Öte yandan, mahkeme kararlarının taraflar, bazen de ilgili olabilecekleri başka hukuki ihtilaflar yönünden etkili ve bağlayıcı kabul edilebilmeleri, başka bir dava yönünden kesin hüküm, kesin veya güçlü delil oluşturup oluşturamayacağı gibi hukuksal değerlendirmeler de bu kararların yukarıda açıklanan nitelikte bir gerekçeyi içermesiyle mümkündür.

Somut olayda; davaya konu 03/05/2013 başlangıç tarihli ve beş yıl süreli kira sözleşmesinin 3.3. maddesinde; kiracının, sözleşmenin bitiminden önce tek taraflı olarak kira sözleşmesini feshetmesi hâlinde, bir yıllık garanti edilen asgari kira bedelini cezai şart olarak ödeyeceği, sözleşmenin 10.1. maddesinde; var olan yükümlülüklerin yerine getirilmesinin teminatı olarak kiracının üç aylık garanti edilen asgari kiraya eşit bir meblağı kiraya verene ödeyeceği, sözleşmenin 10.2. maddesinde; kiraya verenin bu meblağı kiracının sözleşme çerçevesindeki yükümlülüklerinden herhangi birini ifa etmemesinden doğan bir yükümlülüğü karşılamak için kullanabileceği, kiracının depozito tutarını kira veya herhangi bir borcuna mahsup edemeyeceği, kira ve diğer borçlarını ödemekten imtina edemeyeceği kararlaştırılmıştır.

İlk derece mahkemesi tarafından hükme esas alınan bilirkişi raporunda; kira sözleşmesinin 3.3. maddesi gereğince bir yıllık garanti edilen asgari kira bedeli 112.996,80 Euro olarak belirlenmiş, teminat mektubunun iadesine karar verilmesi halinde ise kiracının ödemesi gereken cezai şart bedelinin 84.747,60 Euro olacağı belirtilmiştir.

Bölge adliye mahkemesince; teminat senedinin iadesi talebine yönelik karşı davanın reddine karar verilmiş, cezai şart alacağı talebine ilişkin asıl davanın gerekçesinde ise sadece "Buna göre somut olayımızda taraflar arasında imzalanan sözleşmenin 3.3. maddesi gereğince 84.747,60 Euro cezai şart bedeli alacağının olduğu," ifadesine yer vermekle yetinilmiş, hükme esas alınan bu bedelin hangi gerekçelerle hükme esas alındığına yönelik herhangi bir değerlendirmeye yer verilmemiştir.

Hâl böyle olunca; yasanın aradığı anlamda, dava konusu uyuşmazlığa ilişkin ifadeleri özenle seçilmiş ve kuşkuya yer vermeyecek açıklıktaki bir gerekçe bölümünün bulunmadığı anlaşılmaktadır.
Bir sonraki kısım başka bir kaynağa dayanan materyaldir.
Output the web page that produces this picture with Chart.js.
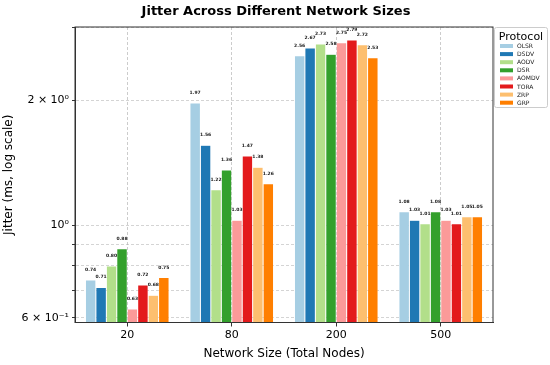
<!DOCTYPE html>
<html>
<head>
<meta charset="utf-8">
<script src="https://cdn.jsdelivr.net/npm/chart.js@4.4.1/dist/chart.umd.min.js"></script>
<style>
  html, body { margin: 0; padding: 0; background: #fff; }
</style>
</head>
<body>
<canvas id="chart" width="550" height="365"></canvas>
<script>
const sizes = ["20", "80", "200", "500"];
const protocols = ["OLSR", "DSDV", "AODV", "DSR", "AOMDV", "TORA", "ZRP", "GRP"];
const olsr = [0.74, 1.97, 2.56, 1.08];
const dsdv = [0.71, 1.56, 2.67, 1.03];
const aodv = [0.80, 1.22, 2.73, 1.01];
const dsr = [0.88, 1.36, 2.58, 1.08];
const aomdv = [0.63, 1.03, 2.75, 1.03];
const tora = [0.72, 1.47, 2.79, 1.01];
const zrp = [0.68, 1.38, 2.72, 1.05];
const grp = [0.75, 1.26, 2.53, 1.05];
const yTicks = [0.6, 0.7, 0.8, 0.9, 1, 2, 3];
const yTickLabels = { 0.6: "6 × 10⁻¹", 1: "10⁰", 2: "2 × 10⁰" };

const colors = ["#a6cee3", "#1f78b4", "#b2df8a", "#33a02c", "#fb9a99", "#e31a1c", "#fdbf6f", "#ff7f00"];
const series = [olsr, dsdv, aodv, dsr, aomdv, tora, zrp, grp];
const font = "'DejaVu Sans', sans-serif";

const extras = {
  id: "extras",
  afterDatasetsDraw(chart) {
    const ctx = chart.ctx;
    ctx.save();
    ctx.font = "bold 4.5px " + font;
    ctx.fillStyle = "#222";
    ctx.textAlign = "center";
    ctx.textBaseline = "bottom";
    chart.data.datasets.forEach((ds, i) => {
      chart.getDatasetMeta(i).data.forEach((bar, j) => {
        ctx.fillText(ds.data[j].toFixed(2), bar.x, bar.y - 8);
      });
    });
    ctx.restore();
  },
  afterDraw(chart) {
    const ctx = chart.ctx;
    const a = chart.chartArea;
    ctx.save();
    // frame
    ctx.strokeStyle = "#333";
    ctx.lineWidth = 1;
    ctx.strokeRect(a.left, a.top, a.right - a.left, a.bottom - a.top);
    // title
    ctx.fillStyle = "#000";
    ctx.font = "bold 13px " + font;
    ctx.textAlign = "center";
    ctx.textBaseline = "middle";
    ctx.fillText("Jitter Across Different Network Sizes", 276, 12);
    // legend
    const lx = 494.5, ly = 27.5, lw = 53, lh = 80;
    ctx.fillStyle = "rgba(255,255,255,0.9)";
    ctx.strokeStyle = "#cccccc";
    ctx.beginPath();
    ctx.roundRect(lx, ly, lw, lh, 2);
    ctx.fill();
    ctx.stroke();
    ctx.fillStyle = "#000";
    ctx.font = "11px " + font;
    ctx.fillText("Protocol", lx + lw / 2, 37);
    ctx.font = "6px " + font;
    ctx.textAlign = "left";
    protocols.forEach((p, i) => {
      const y = 46 + i * 8.1;
      ctx.fillStyle = colors[i];
      ctx.fillRect(500, y - 2, 13, 4);
      ctx.fillStyle = "#222";
      ctx.fillText(p, 517, y + 0.5);
    });
    ctx.restore();
  }
};

new Chart(document.getElementById("chart"), {
  type: "bar",
  data: {
    labels: sizes,
    datasets: protocols.map((p, i) => ({
      label: p,
      data: series[i],
      backgroundColor: colors[i],
      borderColor: "rgba(255,255,255,0.5)",
      borderWidth: 0.5,
      barPercentage: 1.0,
      categoryPercentage: 0.8,
    })),
  },
  options: {
    responsive: false,
    animation: false,
    layout: { padding: { top: 27, right: 57, left: 0, bottom: 0 } },
    plugins: {
      legend: { display: false },
      title: { display: false },
      tooltip: { enabled: false },
    },
    scales: {
      x: {
        afterFit(scale) { scale.height = 42.5; },
        grid: {
          offset: false,
          color: "rgba(170,170,170,0.6)",
          tickColor: "#333",
          tickLength: 4,
        },
        border: { dash: [3, 2], color: "#333" },
        ticks: { color: "#000", padding: 2, font: { family: font, size: 11 } },
        title: {
          display: true,
          text: "Network Size (Total Nodes)",
          color: "#000",
          font: { family: font, size: 12 },
          padding: { top: 0, bottom: 4 },
        },
      },
      y: {
        type: "logarithmic",
        min: 0.585,
        max: 3.0,
        z: 1,
        afterFit(scale) { scale.width = 75; },
        afterBuildTicks(scale) {
          scale.ticks = yTicks.map((v) => ({ value: v, major: v === 1 }));
        },
        grid: {
          color: "rgba(170,170,170,0.5)",
          tickColor: "#333",
          tickLength: 3,
        },
        border: { dash: [3, 2], color: "#333" },
        ticks: {
          color: "#000",
          padding: 3,
          autoSkip: false,
          font: { family: font, size: 11 },
          callback: (v) => yTickLabels[v] || "",
        },
        title: {
          display: true,
          text: "Jitter (ms, log scale)",
          color: "#000",
          font: { family: font, size: 12 },
          padding: { top: 2, bottom: 0 },
        },
      },
    },
  },
  plugins: [extras],
});
</script>
</body>
</html>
Bu sebeple bölge adliye mahkemesince toplanan deliller birlikte değerlendirildikten sonra açık ve anlaşılır bir gerekçe ile hüküm kurulması gerekirken, yazılı şekilde ayrıntılı bir ifade içermeyen yetersiz gerekçe ile karar verilmesi usul ve kanuna aykırı olup bozmayı gerektirmiştir.

3- Davacı/karşı davalının avukatlık ücretinin tespitinide hangi yıla ilişkin AAÜT'nin uygulanacağına yönelik temyiz itirazlarının incelenmesinde ise kabule göre; bölge adliye mahkemesince; istinaf incelemesinin tamamlandığı tarihte yürürlükte olan Avukatlık Asgari Ücret Tarifesinin 21. maddesi gereğince işbu tarife esas alınarak taraflar lehine vekâlet ücretlerinin takdir edilmesi gerekirken, ilk derece mahkemesi tarafından belirlenmiş vekâlet ücretlerinin karara esas alınması doğru değildir.

SONUÇ: Yukarıda birinci bentte açıklanan nedenlerle davalı/karşı davacının tüm, davacı/karşı davalının sair temyiz itirazlarının reddine, ikinci ve üçüncü bentte açıklanan nedenlerle temyiz olunan bölge adliye mahkemesi kararının 6100 sayılı HMK'nın 371. maddesi uyarınca davacı/karşı davalı yararına BOZULMASINA, peşin alınan temyiz harcının istek halinde temyiz eden davacı/karşı davalıya iadesine, 1.702,25 TL bakiye temyiz harcının temyiz eden davalı/karşı davacıya yükletilmesine, dosyanın aynı Kanun'un 373/2 maddesi uyarınca kararı veren bölge adliye mahkemesine gönderilmesine, 22/12/2021 tarihinde oy birliği ile karar verildi.